-- The exercise --
Once the pictures are set aside, transcribe the remaining data exactly.

-- Data section --

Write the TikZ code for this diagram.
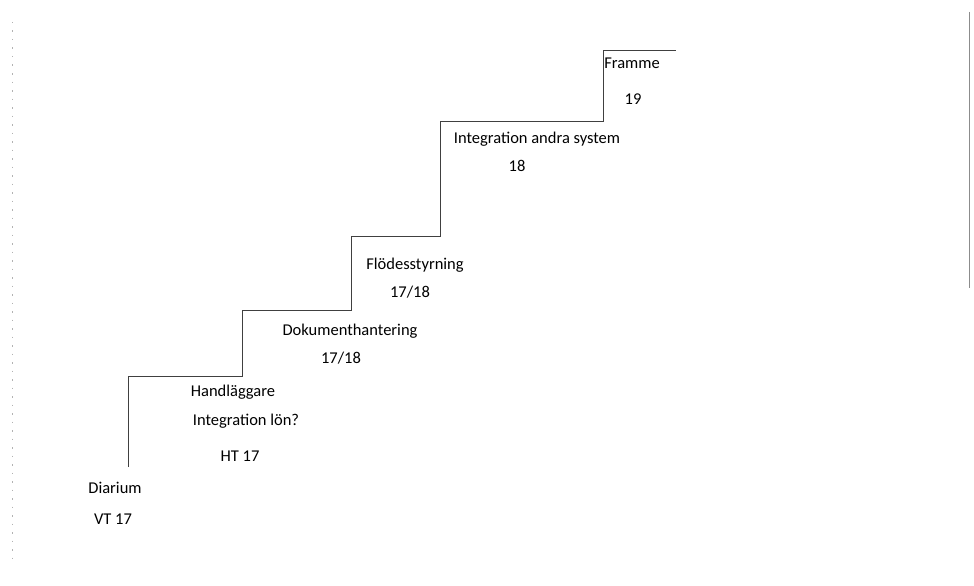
\documentclass[tikz,border=0pt]{standalone}
\usepackage{fontspec}
\setmainfont{Carlito}
\usepackage{xcolor}
\usetikzlibrary{positioning}
\tikzset{
  stair/.style   = {draw=black!75, line width=0.9pt, line join=miter},
  lbl/.style     = {inner sep=0pt, anchor=center, text=black,
                    font=\fontsize{16.5}{19}\selectfont},
  edge/.style    = {draw=black!45, line width=0.8pt},
  fleck/.style   = {draw=black!30, line width=0.8pt,
                    dash pattern=on 1.5pt off 7pt},
}

\begin{document}
\begin{tikzpicture}[x=1pt, y=-1pt]
  \useasboundingbox (0,0) rectangle (974,586);

  % ---- staircase ----
  \draw[stair] (128,467) -- (128,376) -- (242,376) -- (242,310)
               -- (351,310) -- (351,236) -- (440,236) -- (440,121)
               -- (603,121) -- (603,50) -- (676,50);

  % ---- steps ----
  \node[lbl] (diarium)   at (115,488) {Diarium};
  \node[lbl] (diariumyr) at (113,519) {VT 17};

  \node[lbl] (handl)     at (233,392) {Handläggare};
  \node[lbl] (handlint)  at (246,421) {Integration lön?};
  \node[lbl] (handlyr)   at (240,456) {HT 17};

  \node[lbl] (dok)       at (350,331) {Dokumenthantering};
  \node[lbl] (dokyr)     at (341,358) {17/18};

  \node[lbl] (flode)     at (415,265) {Flödesstyrning};
  \node[lbl] (flodeyr)   at (410,292) {17/18};

  \node[lbl] (integ)     at (537,139) {Integration andra system};
  \node[lbl] (integyr)   at (517,166) {18};

  \node[lbl] (framme)    at (632,63)  {Framme};
  \node[lbl] (frammeyr)  at (633,99)  {19};

  % page edges
  \draw[fleck] (12,22) -- (12,566);
  \draw[edge]  (969,12) -- (969,288);
\end{tikzpicture}
\end{document}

-- Result of this task --
Write the TikZ code for this diagram.
\documentclass[tikz,border=0pt]{standalone}
\usepackage{fontspec}
\setmainfont{Carlito}
\usepackage{xcolor}
\usetikzlibrary{positioning}
\tikzset{
  stair/.style   = {draw=black!75, line width=0.9pt, line join=miter},
  lbl/.style     = {inner sep=0pt, anchor=center, text=black,
                    font=\fontsize{16.5}{19}\selectfont},
  edge/.style    = {draw=black!45, line width=0.8pt},
  fleck/.style   = {draw=black!30, line width=0.8pt,
                    dash pattern=on 1.5pt off 7pt},
}

\begin{document}
\begin{tikzpicture}[x=1pt, y=-1pt]
  \useasboundingbox (0,0) rectangle (974,586);

  % ---- staircase ----
  \draw[stair] (128,467) -- (128,376) -- (242,376) -- (242,310)
               -- (351,310) -- (351,236) -- (440,236) -- (440,121)
               -- (603,121) -- (603,50) -- (676,50);

  % ---- steps ----
  \node[lbl] (diarium)   at (115,488) {Diarium};
  \node[lbl] (diariumyr) at (113,519) {VT 17};

  \node[lbl] (handl)     at (233,392) {Handläggare};
  \node[lbl] (handlint)  at (246,421) {Integration lön?};
  \node[lbl] (handlyr)   at (240,456) {HT 17};

  \node[lbl] (dok)       at (350,331) {Dokumenthantering};
  \node[lbl] (dokyr)     at (341,358) {17/18};

  \node[lbl] (flode)     at (415,265) {Flödesstyrning};
  \node[lbl] (flodeyr)   at (410,292) {17/18};

  \node[lbl] (integ)     at (537,139) {Integration andra system};
  \node[lbl] (integyr)   at (517,166) {18};

  \node[lbl] (framme)    at (632,63)  {Framme};
  \node[lbl] (frammeyr)  at (633,99)  {19};

  % page edges
  \draw[fleck] (12,22) -- (12,566);
  \draw[edge]  (969,12) -- (969,288);
\end{tikzpicture}
\end{document}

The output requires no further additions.